В истории немало примеров того, как общенациональный патриотический подъем приводил к росту межклассовой солидарности благодаря перераспределению части доходов богачей в пользу нуждающихся. Ничего похожего в современной России не видно – чудовищный разрыв между богатыми и бедными остается в нынешнюю годину открытой войны с террором и конфронтации с Западом примерно таким же, каким был в более спокойные и тучные годы. Не заметно, чтобы орда бюрократов-коррупционеров, которые наверняка понимают вред, наносимый их деятельностью безопасности отечества, хотя бы немного из патриотических чувств ограничила свои аппетиты. Но и среди народа не видно самоотверженного трудового порыва, бескорыстного принесения своих частных интересов на алтарь отечества перед лицом грозящих ему опасностей. Массовый патриотический энтузиазм налицо, а значимых для страны и ее народа патриотических дел практически нет.
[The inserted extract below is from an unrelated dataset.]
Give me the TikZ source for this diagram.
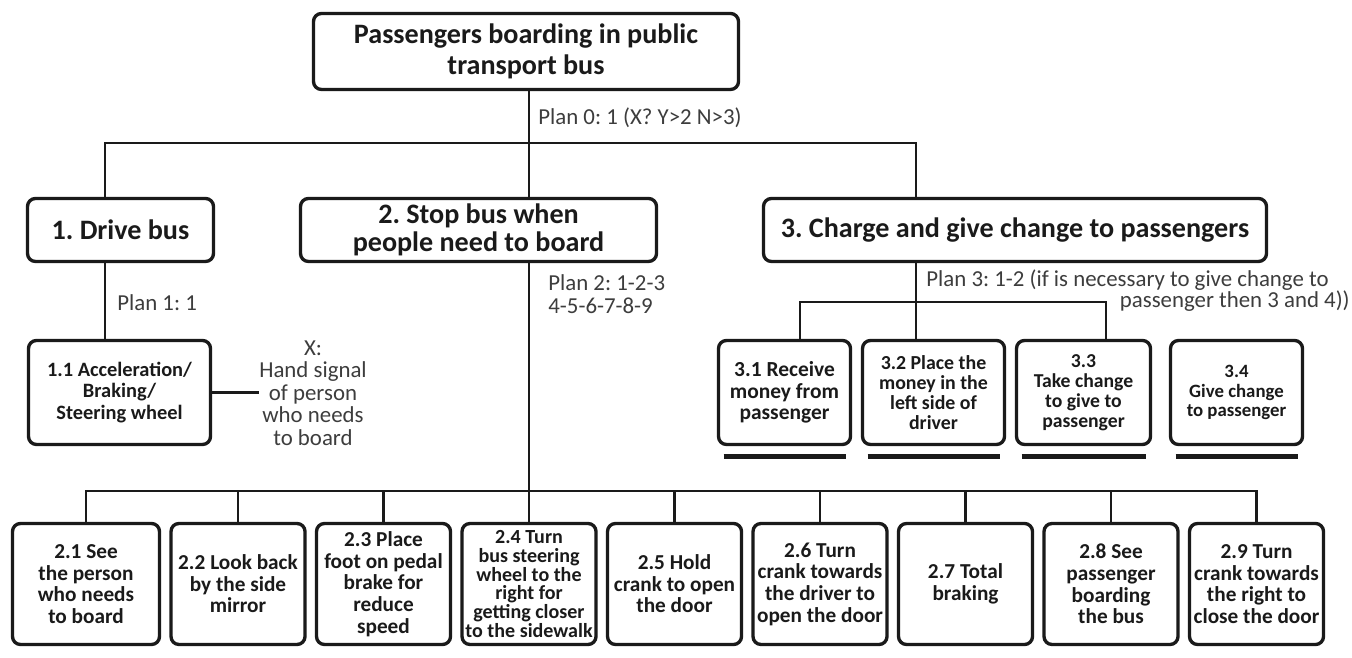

Почему так происходит?
Если отвлечься от исключений, вероятно, не единичных, то можно прийти к выводу, что в современной России патриотизм в основном является компенсаторным механизмом сознания людей, остающихся деполитизированными и замкнутыми в частной сфере. Он не превращает их в граждан – в нравственно-политическом, а не юридическом смысле этого понятия – в тех, у кого общее благо становится мотивом реальных действий, или, как выражался Гегель, у кого «всеобщее» укоренено в «особенном». Отсутствие реального гражданско-политического бытия таких людей иллюзорно компенсируется как бы причастностью к общему делу благодаря патриотическим переживаниям. В сущности, это немногим отличается от того, как болельщик ЦСКА или «Челси», чья реальная связь с любимой командой ограничивается оплатой билета на стадион, может чувствовать себя частью клуба как великого воображаемого целого. Современный массовый российский патриотизм есть политическая идеология. Но он является идеологией частных лиц, а не граждан и способствует тому, чтобы они оставались частными лицами.
Как и любой идеологии, патриотизму присуща иллюзорность – иллюзия причастности к общему большому делу. Но и в данном случае иллюзия – не обман, а объективная необходимость как необходимое для существования данного общества сокрытие чего-то и в то же время – адекватное для него представление сокрытого на уровне сознания. Патриотизм частных лиц скрывает их аполитичность и ее причины – отсутствие реальной публично-политической жизни в российском обществе, превращение политики в удел и привилегию верхов. Но он адекватно отражает эту реальность и становится ее частью: сохранить самоуважение в качестве россиянина – в отличие от гордости собой обитающих в России «инопланетян», уберечь свое «я» от осознания подчиненности административной машине, подменившей собой политику, можно, лишь становясь патриотом. Наверное, патриотизм – ложное сознание в том же смысле, в каком ложным, фетишистским является сознание капиталистического товаропроизводителя. Но в существующих условиях укорять патриота в ложности его патриотизма ничем не лучше и не умнее, чем с марксистско-ленинской патронажностью клеймить ложное сознание пролетария, борющегося за выживание, свое и своей семьи, в условиях капиталистической конкуренции.
Наверное, немало времени пройдет до тех пор, когда занятия идеологией в нашей стране из сочинительства национальных идей превратятся в то, что в Германии называют «критикой идеологии» (Ideologiekritik). Все же хочется верить в то, что рано или поздно откроется возможность глубоко и разносторонне обсудить реальные идеологические механизмы функционирования современного российского общества и осмыслить их историю, уходящую в идеологический кризис советского строя.